You’re Not Going To Be A Community Professional Forever

I forgot the best part of yesterday’s post.

You don’t need to wait for your manager to begin breaking down silos.

You can do it yourself.

You’re a digital engagement professional. You’ve spent years acquiring and refining skills to grow online communities and work with digital audiences.

Why not apply them internally too? Do you think it’s so radically different?

You can identify problems and reach out to help others from different units to solve it.

You can organise your own groups on WhatsApp or e-mail across teams to tackle specific problems the organisation faces.

You can stop referring negatively to other teams and your unit’s individual goals. Instead focus on how it contributes to the organisation’s goal and what will help you get there.

You can go to other units, identify their goals, and see how you can help.

There are a lot of things you can do to build a closer team and tackle these silos yourself.

You’re not going to be a community manager forever. Judging by the current churn rates, you won’t be a community manager in 3 years. That means you need to consider how you’re going to use the skills you’ve acquired today as an asset to get where you want to be tomorrow.

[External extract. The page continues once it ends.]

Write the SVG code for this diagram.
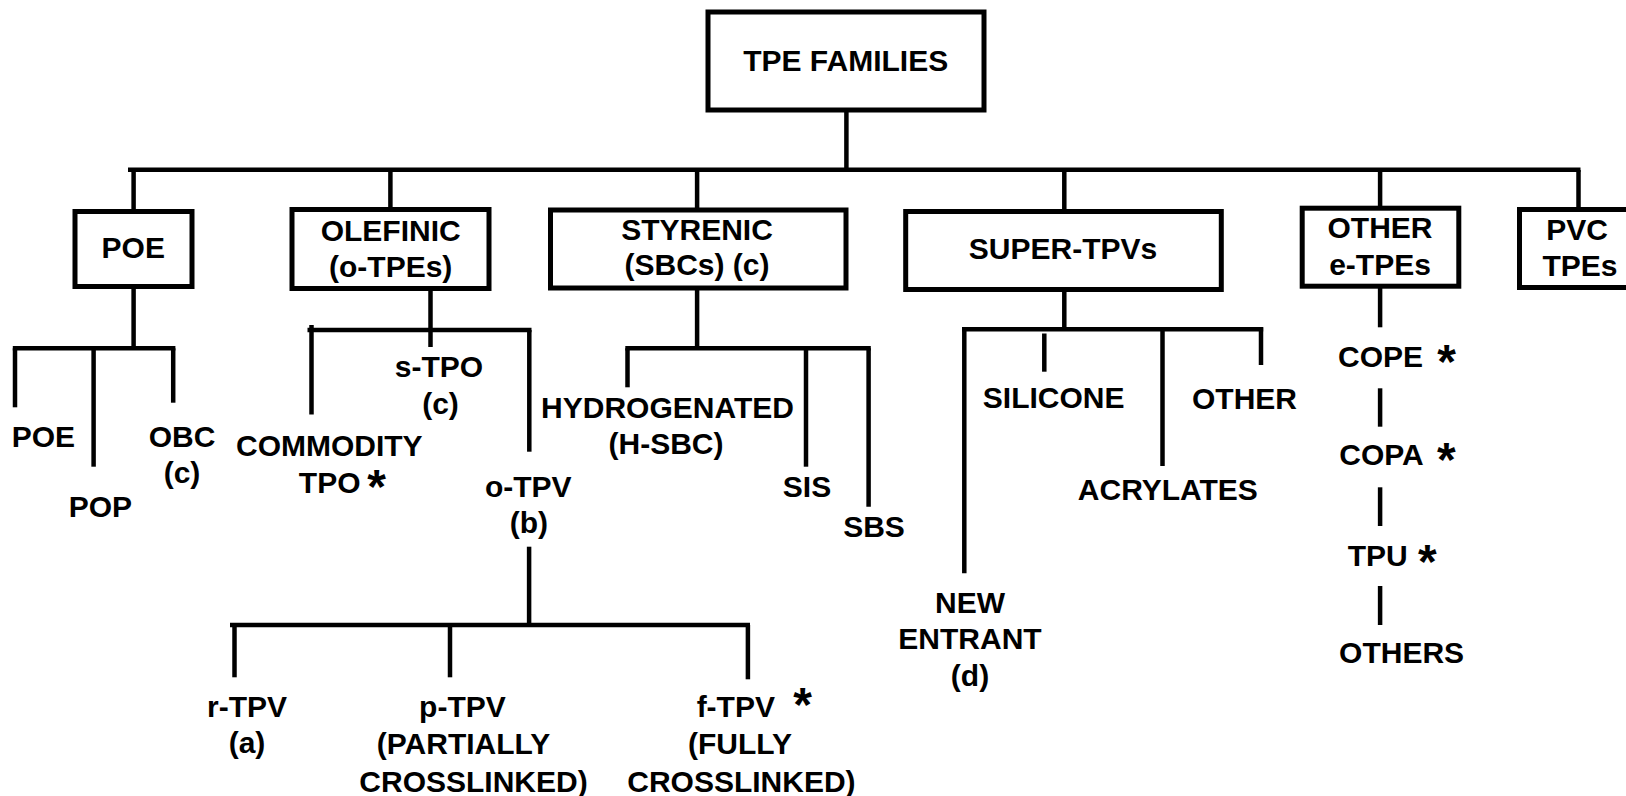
<svg xmlns="http://www.w3.org/2000/svg" width="1626" height="796" viewBox="0 0 1626 796">
<style>
text{font-family:"Liberation Sans",Arial,sans-serif;font-weight:bold;font-size:30px;fill:#000;text-anchor:middle}
.star{font-size:48px}
.box{fill:#fff;stroke:#000;stroke-width:5}
.ln{stroke:#000;stroke-width:4.5;fill:none}
</style>
<rect width="1626" height="796" fill="#fff"/>
<g id="connectors" class="ln">
<line x1="846.4" y1="110" x2="846.4" y2="170"/>
<line x1="128" y1="169.7" x2="1580.5" y2="169.7"/>
<line x1="133.6" y1="170" x2="133.6" y2="211"/>
<line x1="390.4" y1="170" x2="390.4" y2="209"/>
<line x1="697.1" y1="170" x2="697.1" y2="210"/>
<line x1="1064.3" y1="170" x2="1064.3" y2="211"/>
<line x1="1380.1" y1="170" x2="1380.1" y2="208"/>
<line x1="1578.5" y1="170" x2="1578.5" y2="209"/>
<line x1="133.6" y1="287" x2="133.6" y2="348.3"/>
<line x1="12.8" y1="348.3" x2="175.4" y2="348.3"/>
<line x1="15" y1="348.3" x2="15" y2="407.3"/>
<line x1="93.6" y1="348.3" x2="93.6" y2="466.7"/>
<line x1="173.2" y1="348.3" x2="173.2" y2="402.7"/>
<line x1="430.5" y1="289" x2="430.5" y2="347"/>
<line x1="307.5" y1="330" x2="531.5" y2="330"/>
<line x1="311.5" y1="325" x2="311.5" y2="414.5"/>
<line x1="529.3" y1="330" x2="529.3" y2="451.7"/>
<line x1="529.1" y1="546.7" x2="529.1" y2="625"/>
<line x1="230" y1="625" x2="750" y2="625"/>
<line x1="234.5" y1="625" x2="234.5" y2="677.3"/>
<line x1="450" y1="625" x2="450" y2="677.3"/>
<line x1="747.9" y1="625" x2="747.9" y2="679.3"/>
<line x1="697.1" y1="288" x2="697.1" y2="348.3"/>
<line x1="625.3" y1="348.3" x2="870.8" y2="348.3"/>
<line x1="627.5" y1="348.3" x2="627.5" y2="387.3"/>
<line x1="806" y1="348.3" x2="806" y2="466.7"/>
<line x1="868.6" y1="348.3" x2="868.6" y2="506.7"/>
<line x1="1064.3" y1="290" x2="1064.3" y2="329.3"/>
<line x1="962" y1="329.3" x2="1263.2" y2="329.3"/>
<line x1="964.3" y1="329.3" x2="964.3" y2="573.3"/>
<line x1="1044.3" y1="333.5" x2="1044.3" y2="371.7"/>
<line x1="1162.5" y1="329.3" x2="1162.5" y2="466"/>
<line x1="1261" y1="327.3" x2="1261" y2="365"/>
<line x1="1380.1" y1="288" x2="1380.1" y2="327.3"/>
<line x1="1380.1" y1="388.3" x2="1380.1" y2="426.7"/>
<line x1="1380.1" y1="487.3" x2="1380.1" y2="526"/>
<line x1="1380.1" y1="586" x2="1380.1" y2="625"/>
</g>
<g id="n-tpe"><rect class="box" x="708" y="12" width="276" height="98"/><text x="845.7" y="70.7">TPE FAMILIES</text></g>
<g id="n-poe"><rect class="box" x="75" y="211.5" width="117" height="75"/><text x="133.3" y="258.3">POE</text></g>
<g id="n-olefinic"><rect class="box" x="292" y="209.5" width="197" height="79"/><text x="390.7" y="240.7">OLEFINIC</text><text x="390.7" y="277">(o-TPEs)</text></g>
<g id="n-styrenic"><rect class="box" x="550.5" y="210" width="295.5" height="78"/><text x="697" y="240">STYRENIC</text><text x="697" y="275">(SBCs) (c)</text></g>
<g id="n-super"><rect class="box" x="905.7" y="211.5" width="315.6" height="78"/><text x="1063" y="259.3">SUPER-TPVs</text></g>
<g id="n-other"><rect class="box" x="1302.2" y="208.2" width="156.6" height="78"/><text x="1380" y="238.3">OTHER</text><text x="1380" y="275">e-TPEs</text></g>
<g id="n-pvc"><rect class="box" x="1519.5" y="209.5" width="130" height="78"/><text x="1577" y="239.5">PVC</text><text x="1580" y="276">TPEs</text></g>
<g id="n-poe2"><text x="43.4" y="446.7">POE</text></g>
<g id="n-pop"><text x="100.4" y="516.7">POP</text></g>
<g id="n-obc"><text x="182" y="446.7">OBC</text><text x="182" y="483.2">(c)</text></g>
<g id="n-stpo"><text x="439" y="376.7">s-TPO</text><text x="440.5" y="413.5">(c)</text></g>
<g id="n-commodity"><text x="329.3" y="456.3">COMMODITY</text><text x="329.7" y="493.3">TPO</text><text class="star" x="376.7" y="502.8">*</text></g>
<g id="n-otpv"><text x="528.3" y="496.7">o-TPV</text><text x="528.8" y="533.3">(b)</text></g>
<g id="n-hsbc"><text x="667.5" y="418.3">HYDROGENATED</text><text x="666" y="454">(H-SBC)</text></g>
<g id="n-sis"><text x="807" y="496.7">SIS</text></g>
<g id="n-sbs"><text x="874" y="536.7">SBS</text></g>
<g id="n-silicone"><text x="1053.7" y="408.3">SILICONE</text></g>
<g id="n-other2"><text x="1244.5" y="409.3">OTHER</text></g>
<g id="n-acrylates"><text x="1167.8" y="500">ACRYLATES</text></g>
<g id="n-new"><text x="970" y="612.7">NEW</text><text x="970" y="649.3">ENTRANT</text><text x="970" y="685.5">(d)</text></g>
<g id="n-cope"><text x="1380.5" y="366.7">COPE</text><text class="star" x="1446.7" y="377.8">*</text></g>
<g id="n-copa"><text x="1381.5" y="465">COPA</text><text class="star" x="1446.3" y="476.2">*</text></g>
<g id="n-tpu"><text x="1377.7" y="566">TPU</text><text class="star" x="1427.3" y="577.8">*</text></g>
<g id="n-others"><text x="1401.6" y="663.3">OTHERS</text></g>
<g id="n-rtpv"><text x="247" y="716.7">r-TPV</text><text x="247" y="753">(a)</text></g>
<g id="n-ptpv"><text x="462.4" y="716.7">p-TPV</text><text x="463.5" y="754">(PARTIALLY</text><text x="473.5" y="791.7">CROSSLINKED)</text></g>
<g id="n-ftpv"><text x="735.8" y="716.7">f-TPV</text><text class="star" x="802.7" y="721.2">*</text><text x="740" y="754">(FULLY</text><text x="741.4" y="791.7">CROSSLINKED)</text></g>
</svg>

I think deploying them within your organisation right now is an excellent way to start.

Comments

  1. Alena Rybik says:

    This article made me think quite a bit on the future of the profession. What roles do you think will be the most “organic” for community managers to transform into? And why do you think the churn is happening?

  2. Darren Gough says:

    Hey @alenarybik. Hope you’re well!

    Fundamentally I think the churn is actually happening because community is becoming something companies build into their foundations now. Knowledge sharing, engagement, content and so forth are things every company can benefit from. What they need is people who understand HOW to achieve those goals and break down silos.

    It’s not just “a community manager”, it’s much broader and so the role develops into something new

    One of our clients calls this “network engagement”. There’s also a strong call for leadership across these channels - CM’s will need to acquire the skills to motivate teams across the boards, build and direct strategy and deliver results. That’s a pretty big, but very exciting opportunity I think for people who can evolve.

  3. Alena Rybik says:

    Hi @Darren_Gough , glad to see you and thanks for sharing your thoughts on this! Developing the churn topic; so, do you think that the community manager role will become more fragmentated (eg. specialising in engagement, content, knowledge sharing, depending on the company’s needs ans vision)? Or vice versa, community managers’ will take on more broad-ranging responsibilities? I believe we’re primarily talking about internal community management here, no?

    I see your point about community manager’s skills becoming improtant for managers and leaders - would be interesting to watch this unfold.

    Does your client have a specific person working with “network engagement”? Or do they develop it more like a general framework for their employees (I assume)?